Name: Myori Granger
Agency: Self Represented
Claim to Fame: Granger has graced the runway for Harlem’s Fashion Row and appeared in editorials for Vogue and campaigns for brands including Mented cosmetics, Cee Cee’s Closet, and Peter Thomas Roth.
Myori Granger’s modeling career started out on the road. Her parents enrolled her in programs and shepherded her to events. “When we lived in Jersey, I would do, you know, little fashion shows here and there,” she said. Her mother served as her manager. When they moved to rural Pennsylvania they continued to support her, eventually enrolling her in the Barbizon Modeling School. “Every weekend for a month and a half, my dad would drive from Pennsylvania to Ohio,” she said. “I’m so grateful for my dad.” The trip took a full six hours. “He would do that every weekend!”
Eventually the drain on the family finances lead to her parents deciding she should take a break from pursuing a role in the industry. “We were kind of forced to slow down, cause my mom and my dad didn’t want to keep putting out so much money.” Year later her mother presented her to agencies but the rigid requirements for body size limited Granger’s options. “I was skinny enough, but I wasn’t tall enough. And they said, when she grows an inch more, give us a call and I did, I grew, but then I gained weight. “So back then they were really strict on weight. I know that now the fashion industry has changed completely because at the time when I started, It was such a huge deal.”
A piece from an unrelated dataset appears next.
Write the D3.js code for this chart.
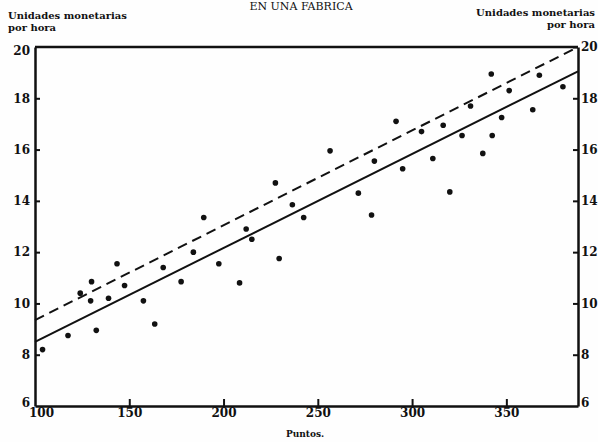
<!DOCTYPE html>
<html>
<head>
<meta charset="utf-8">
<script src="https://cdn.jsdelivr.net/npm/d3@7"></script>
<style>
  html, body { margin: 0; padding: 0; background: #fefefe; }
  svg { display: block; }
  text { fill: #111; }
</style>
</head>
<body>
<script>
// ---- data ----
const xTicks = [100, 150, 200, 250, 300, 350];
const yTicks = [6, 8, 10, 12, 14, 16, 18, 20];
const pointsX = [104,117.5,124,130,129.5,132.5,139,143.5,147.5,157.5,163.5,168,177.5,184,189.5,197.5,208.5,212,215,229.5,227.5,236.5,242.5,256.5,271.5,278.5,280,291.5,295,305,311,316.5,320,326.5,331,337.5,342.5,342,347.5,351.5,364,367.5,380];
const pointsY = [8.2,8.75,10.4,10.85,10.1,8.95,10.2,11.55,10.7,10.1,9.2,11.4,10.85,12.0,13.35,11.55,10.8,12.9,12.5,11.75,14.7,13.85,13.35,15.95,14.3,13.45,15.55,17.1,15.25,16.7,15.65,16.95,14.35,16.55,17.7,15.85,16.55,18.95,17.25,18.3,17.55,18.9,18.45];
const solidX = [100, 388];
const solidY = [8.5, 19.05];
const dashedX = [100, 388];
const dashedY = [9.35, 20];
const titleText = "EN UNA FABRICA";
const yTitle = ["Unidades monetarias", "por hora"];
const xTitle = "Puntos.";

// ---- layout ----
const W = 598, H = 442;
const L = 35, R = 578, T = 47, B = 406;
const ink = "#111";

const svg = d3.select("body").append("svg").attr("width", W).attr("height", H);

const x = d3.scaleLinear().domain([100, 388]).range([L, R]);
const y = d3.scaleLinear().domain([6, 20]).range([B, T]);

// title fragment at top
svg.append("text").attr("x", 301).attr("y", 10).attr("text-anchor", "middle")
  .style("font-family", "'DejaVu Serif'").style("font-size", "11px").text(titleText);

// y titles
const ft = "'DejaVu Serif'";
svg.append("text").attr("x", 8).attr("y", 19).style("font-family", ft).style("font-weight", "bold").style("font-size", "10px").text(yTitle[0]);
svg.append("text").attr("x", 8).attr("y", 31).style("font-family", ft).style("font-weight", "bold").style("font-size", "10px").text(yTitle[1]);
svg.append("text").attr("x", 595).attr("y", 16).attr("text-anchor", "end").style("font-family", ft).style("font-weight", "bold").style("font-size", "10px").text(yTitle[0]);
svg.append("text").attr("x", 595).attr("y", 28).attr("text-anchor", "end").style("font-family", ft).style("font-weight", "bold").style("font-size", "10px").text(yTitle[1]);

// axes
function styleAxis(g) {
  g.select(".domain").attr("stroke", ink).attr("stroke-width", 2.5);
  g.selectAll(".tick line").attr("stroke", ink).attr("stroke-width", 2);
  g.selectAll(".tick text").style("font-family", ft).style("font-weight", "bold").style("font-size", "12px").attr("fill", ink);
}

const gx = svg.append("g").attr("transform", `translate(0,${B})`)
  .call(d3.axisBottom(x).tickValues(xTicks).tickSize(-7).tickSizeOuter(0).tickFormat(d3.format("d")));
styleAxis(gx);
gx.selectAll(".tick text").attr("y", 11).attr("dy", 0);
gx.selectAll(".tick").filter(d => d === 100).select("line").remove();
gx.selectAll(".tick").filter(d => d === 100).select("text").attr("dx", 6);

const gl = svg.append("g").attr("transform", `translate(${L},0)`)
  .call(d3.axisLeft(y).tickValues(yTicks).tickSize(-5).tickSizeOuter(0).tickPadding(5));
styleAxis(gl);
gl.selectAll(".tick").filter(d => d === 20 || d === 6).select("line").remove();
gl.selectAll(".tick").filter(d => d === 20).select("text").attr("dy", "0.6em");
gl.selectAll(".tick").filter(d => d === 6).select("text").attr("dy", "0.05em");

const gr = svg.append("g").attr("transform", `translate(${R},0)`)
  .call(d3.axisRight(y).tickValues(yTicks).tickSize(-5).tickSizeOuter(0).tickPadding(3));
styleAxis(gr);
gr.selectAll(".tick").filter(d => d === 6).select("line").remove();
gr.selectAll(".tick").filter(d => d === 6).select("text").attr("dy", "0.05em");

// top frame line
svg.append("line").attr("x1", x(100)).attr("x2", x(388)).attr("y1", y(20)).attr("y2", y(20))
  .attr("stroke", ink).attr("stroke-width", 2.5);

// x title
svg.append("text").attr("x", 305).attr("y", 437).attr("text-anchor", "middle")
  .style("font-family", ft).style("font-weight", "bold").style("font-size", "9px").text(xTitle);

// lines
const line = d3.line().x(d => x(d[0])).y(d => y(d[1]));
svg.append("path").datum(d3.zip(solidX, solidY)).attr("d", line)
  .attr("fill", "none").attr("stroke", ink).attr("stroke-width", 2);
svg.append("path").datum(d3.zip(dashedX, dashedY)).attr("d", line)
  .attr("fill", "none").attr("stroke", ink).attr("stroke-width", 2).attr("stroke-dasharray", "10,6");

// points
svg.append("g").selectAll("circle").data(d3.zip(pointsX, pointsY)).join("circle")
  .attr("cx", d => x(d[0])).attr("cy", d => y(d[1])).attr("r", 2.8).attr("fill", ink);
</script>
</body>
</html>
“You needed to be a size one, at least 5’8, 5’9,” she added. Granger chose to pursue her other passion-design. She quickly became disillusioned with the lack of originality she perceived in the industry. “I realized that they were copying patterns. And when I asked them, one of the designers said to me, yeah, welcome to the world of fashion.” She described the experience as “heartbreaking,” but it connected her to “peers,” in her grad school circle who presented her with access to its inner workings, and information on jobs she could work behind the scenes. Someone she encountered in the music industry introduced her to a number of contacts. “She was the one that started bringing me to fashion week. And she took me to all these amazing shows,” she said. “ I started to really understand the connection between music and fashion and how it really goes hand in hand.”
Granger began exchanging her modeling labor for the images required to build her professional portfolio, a common practice known as PFP (photos for payment), or TFP (time for photographs).”I was doing free shoots for a while just trying to build a portfolio,” she said. Most of the shoots were straight forward but others placed her in uncomfortable situations with photographers. “I’ve had photographers that have always tried to flirt with me or meet up with me or expect something in return,” she said. “I stopped doing a lot of modeling gigs because of the sexual harassment towards women and especially Black women.” Granger described a climate where it was harder for Black models to extract themselves from these scenarios.
“We have to do a lot more to be, to get just the bare minimum to be recognized, to be liked, to be wanted,” she said. “When you don’t give them that, then it’s just kinda like you’re tossed to the side. You know, you’re looked down on, they, they, they talk bad about you because you’re not giving them the reaction and that attention that they would have wanted from you, because you should be grateful for the opportunity they’re giving you, because if it wasn’t for them, you wouldn’t have it.
It was during one of these sessions that a photographer encouraged her to continue creating her own opportunities. He paid her $300 for her time even though she didn’t require it. “I just don’t feel credible as a model because I wasn’t signed. And he stopped me right there. And he said, you should never do anything for free. They’ve obviously reached out to you because you have something that they want, they want your time. Therefore they have to pay for it. It doesn’t matter whether or not you believe in yourself, they clearly see something in you and they had to pay you for it. You shouldn’t sell yourself short.” It was a co-worker who suggested she focus her energy on print and commercial. “It was hard for me to accept the fact that, yes, I’m not that tall for a runway, even though that’s something I’ve always loved doing,” she continued.
She shied away from music videos or grass roots work due to stigmas present at the time. “You can do the wrong job and that’ll bite you later,” she forewarned. She used what she learned to represent herself and ended up booking huge editorials, and beauty campaigns without an agent. “I’m not signed and everyone thinks that I’m sorry. They thought I was signed for all these years. And I’ve landed all these amazing gigs just based off of my connections with people,” she said. “I had a clear goal.”
Currently Granger is in search of an opportunity to extract what she sees as “more,” from her modeling experiences in her new hometown of Los Angeles. She is working on developing a hair care line where part of its proceeds will be earmarked for philanthropic initiatives that assist unhoused persons.
“That’s pretty much my main goal in life, in everything that I do, I want to help.”